Let me explain; The house of mama began this year with a two night stay in the high dependency unit of our local hospital for our four year old, beginning on New Years eve 2017 (which I spent alone, cleaning the oven). It was an incredibly worrying, upsetting and stressful time and I am unspeakably glad it's over.
It was most certainly not the start to the year I had in mind. My plans were for an evening of relaxing, drinking some rose with my husband, and watching Jools Holland. Followed by a weeks of sorting and tidying the house, clearing out junk, planning our home ed year and filling in my shining life workbook (which is actually just a notebook where I am answering the questions from last years workbook because #onabudget). The reality was quite different and something I'd sooner forget. Therefore New Year has officially started this week for me and was precursed by a wonderful "Word of The Year" Workshop run by my lovely friend Vicki from vickiclubleymoore.com.

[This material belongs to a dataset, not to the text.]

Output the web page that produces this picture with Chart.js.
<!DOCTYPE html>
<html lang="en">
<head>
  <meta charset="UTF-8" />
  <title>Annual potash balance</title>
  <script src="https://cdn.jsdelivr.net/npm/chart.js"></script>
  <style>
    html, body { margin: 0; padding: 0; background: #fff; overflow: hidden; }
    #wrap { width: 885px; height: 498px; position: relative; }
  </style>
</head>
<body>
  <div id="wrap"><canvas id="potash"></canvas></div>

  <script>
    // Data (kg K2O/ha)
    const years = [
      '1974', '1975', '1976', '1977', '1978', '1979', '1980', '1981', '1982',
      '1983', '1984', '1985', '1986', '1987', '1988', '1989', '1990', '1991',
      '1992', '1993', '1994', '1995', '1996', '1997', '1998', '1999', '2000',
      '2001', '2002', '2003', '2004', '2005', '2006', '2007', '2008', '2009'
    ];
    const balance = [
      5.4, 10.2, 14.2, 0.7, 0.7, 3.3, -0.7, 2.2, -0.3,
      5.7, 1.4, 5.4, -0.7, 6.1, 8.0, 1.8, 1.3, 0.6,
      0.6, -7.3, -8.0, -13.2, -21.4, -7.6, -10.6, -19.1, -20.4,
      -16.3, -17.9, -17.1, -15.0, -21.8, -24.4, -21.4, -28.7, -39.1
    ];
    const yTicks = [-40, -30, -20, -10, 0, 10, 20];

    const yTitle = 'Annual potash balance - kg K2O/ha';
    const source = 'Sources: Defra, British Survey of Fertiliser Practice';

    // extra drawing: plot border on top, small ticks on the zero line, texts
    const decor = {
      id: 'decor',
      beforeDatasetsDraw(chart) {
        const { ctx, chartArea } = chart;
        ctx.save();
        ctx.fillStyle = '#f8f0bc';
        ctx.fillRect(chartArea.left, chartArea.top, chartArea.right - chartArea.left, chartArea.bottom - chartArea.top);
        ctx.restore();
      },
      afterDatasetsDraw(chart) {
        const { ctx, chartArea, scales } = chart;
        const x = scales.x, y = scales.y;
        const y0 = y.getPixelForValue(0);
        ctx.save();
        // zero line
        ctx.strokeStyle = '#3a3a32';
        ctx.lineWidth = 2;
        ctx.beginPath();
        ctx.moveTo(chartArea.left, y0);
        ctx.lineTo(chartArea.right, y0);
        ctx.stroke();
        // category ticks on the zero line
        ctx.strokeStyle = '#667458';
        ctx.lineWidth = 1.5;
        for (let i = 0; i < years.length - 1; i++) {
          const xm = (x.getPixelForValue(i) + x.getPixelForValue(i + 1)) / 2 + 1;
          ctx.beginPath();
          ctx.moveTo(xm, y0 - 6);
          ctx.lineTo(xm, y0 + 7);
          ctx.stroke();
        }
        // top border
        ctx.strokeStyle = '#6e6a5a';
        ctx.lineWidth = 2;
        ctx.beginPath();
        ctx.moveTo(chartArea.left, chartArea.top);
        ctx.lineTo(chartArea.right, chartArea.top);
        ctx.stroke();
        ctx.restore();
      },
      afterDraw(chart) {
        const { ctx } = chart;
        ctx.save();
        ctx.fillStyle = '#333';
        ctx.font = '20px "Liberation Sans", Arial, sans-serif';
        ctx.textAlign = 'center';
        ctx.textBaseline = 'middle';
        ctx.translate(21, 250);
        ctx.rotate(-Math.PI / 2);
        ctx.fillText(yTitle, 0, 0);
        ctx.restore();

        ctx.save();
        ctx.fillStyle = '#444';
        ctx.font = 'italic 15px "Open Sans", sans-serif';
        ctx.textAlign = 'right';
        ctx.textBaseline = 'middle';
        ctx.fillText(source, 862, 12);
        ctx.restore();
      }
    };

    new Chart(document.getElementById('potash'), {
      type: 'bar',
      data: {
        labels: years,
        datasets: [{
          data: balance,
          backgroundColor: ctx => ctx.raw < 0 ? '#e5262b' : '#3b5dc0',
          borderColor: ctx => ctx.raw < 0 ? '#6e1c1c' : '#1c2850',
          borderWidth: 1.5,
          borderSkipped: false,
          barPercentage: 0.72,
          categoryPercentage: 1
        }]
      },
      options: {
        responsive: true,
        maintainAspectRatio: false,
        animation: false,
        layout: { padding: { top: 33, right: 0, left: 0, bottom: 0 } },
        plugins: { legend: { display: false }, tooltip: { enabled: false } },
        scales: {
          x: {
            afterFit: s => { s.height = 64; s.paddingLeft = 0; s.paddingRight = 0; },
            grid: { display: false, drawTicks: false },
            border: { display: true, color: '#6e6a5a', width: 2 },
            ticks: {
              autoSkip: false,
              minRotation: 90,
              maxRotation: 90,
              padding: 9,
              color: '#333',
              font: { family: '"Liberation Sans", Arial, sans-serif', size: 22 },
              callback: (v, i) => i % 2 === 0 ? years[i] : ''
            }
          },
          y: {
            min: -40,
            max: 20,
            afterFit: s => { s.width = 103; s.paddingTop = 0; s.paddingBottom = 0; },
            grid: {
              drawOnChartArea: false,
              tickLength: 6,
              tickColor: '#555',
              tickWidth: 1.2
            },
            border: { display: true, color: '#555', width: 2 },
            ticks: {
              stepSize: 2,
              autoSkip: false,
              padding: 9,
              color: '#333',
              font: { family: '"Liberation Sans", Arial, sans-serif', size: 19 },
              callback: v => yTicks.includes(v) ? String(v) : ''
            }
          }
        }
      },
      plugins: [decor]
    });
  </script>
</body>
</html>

I've been choosing a word of the year for about five years now, but it's only really properly informed my year since I began the Shining Life programme by Leonie Dawson, because with her workbook I was able to delve deeper into the hows and whys or word-of-the-year. This will be my third year. I have found it a really useful and inspiring tool to help me focus on how I want my year to unfold, how I want to feel and what I want my year to look like.
When I looked back over the past year I realised I felt like it had gone really really quickly and I had blinked one to many times and missed it. I feel like the past year has been filled with distraction. I have constantly distracted myself from real life by looking on social media, rading books or simply hiding away in the kitchen, at every possible moment. And I don't want to look back over my year, over my life; and think that I wasted it all on Facebook.
I really felt like I wanted next year to be a year of being present, living more in the moment and really immersing myself in life. Home ed life, home life, family life, spiritual life... I wanted to feel like I am fully experiencing everything the year has to bring; to touch, taste, smell, hear and feel absolutely everything, so I end the year full of wonderful memories.
For these reasons and more that I won't bore you with I have chosen the word IMMERSE for my word of the year.
(My rather crinkles word-of-the-year art that I did at Vicki's workshop!)
I want to be fully immersed in life in 2018 not distracted from it.
It will be interesting to see how the year goes because right now it feels a bit like wading through mud. I haven't shaken the feelings of sadness surrounding my little boy's awful hospital stay and I am struggling to find my rhythm. It's difficult as a full time, home educating mama to feel any sense of beginning and end, any sense of a task completed, of a job well done because everything is a constant cycle and I am almost always wanted and needed for the next task. From laundry to cooking meals to ferrying children to different places and trying to squeeze in house work, my life is not my own at the moment and nothing feels like it's going my way. Right now my immersion feels more like drowning than the involvement and engrossment I had in mind.
According the Thesaurus.com the antonym to Immersion is Surrender. This feels particularly poignant at the moment. Surrendering to life as I know it is all I can do right now. I have the choice to either surrender to the messy, chaotic majesty of this wonderful life or I can try to fight it and end up drowning, because no amount of fighting or running away is going to change things. I can only surrender and get on with it. But one thing is for sure, I won't be distracting myself from it any longer because I don't want to miss it. As hard as it is someday (everyday at the moment) this is my one glorious, cluttered, manic life and I'm diving right in.